The Pattern of Climate Change

As the Earth warms due to anthropogenic emissions, some regions warm more than others. This includes well-known and understood phenomena such as polar amplified warming and enhanced warming over land. However, how the pattern of sea-surface temperatures (SSTs) will change is more uncertain. One reason for this uncertainty is that the pattern of SST change observed over the past 40-60 years is quite different from what most climate models project would happen due to anthropogenic forcing over this time period, with more warming in the West Pacific and Indian Ocean but less warming or even regional cooling in parts of the East Pacific. In contrast, models suggest that the East Pacific should be a region of amplified warming, and our work has shown that models are unable to reproduce the observed SST trend pattern, even when accounting for decadal climate variability (Download Wills et al. 2022). The discrepancy in the recent warming pattern between models and observations has strengthened the Walker circulation and modified regional climate around the Pacific basin, and it has also reduced the effective climate sensitivity and global warming rate over this time period by increasing low-cloud cover (Download Armour et al. 2024). Our group’s ongoing research aims to understand the contributions of greenhouse-gas, anthropogenic-aerosol, and volcanic forcing and internal variability to observed SST pattern trends and to understand how climate models can be improved to better capture these trends.

Our group’s work to understand the contributions to the observed recent warming pattern builds in particular on our development of pattern recognition methods to isolate the forced response in observations (Download Wills et al. 2020).
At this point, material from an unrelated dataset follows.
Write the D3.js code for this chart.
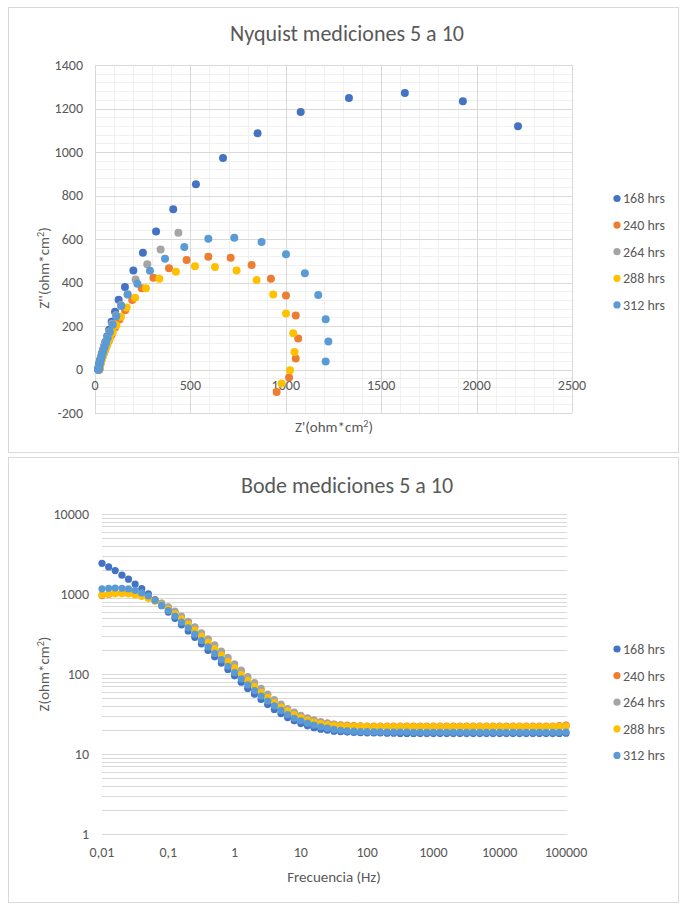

This work is discussed in more detail in the Climate Data Science page, including information about the Forced Component Estimation Statistical Methods Intercomparison Project (ForceSMIP).

Our group’s work to understand how to improve climate models to better capture observed trends focuses on how long-standing biases in the mean-state of climate models, such as the double-ITCZ bias, cold-tongue bias, and biases in tropical evaporation, influence their simulation of SST trends. We also investigate how increasing climate model resolution can alleviate these long-standing mean-state biases, as discussed further in the High-Resolution Climate Modeling page.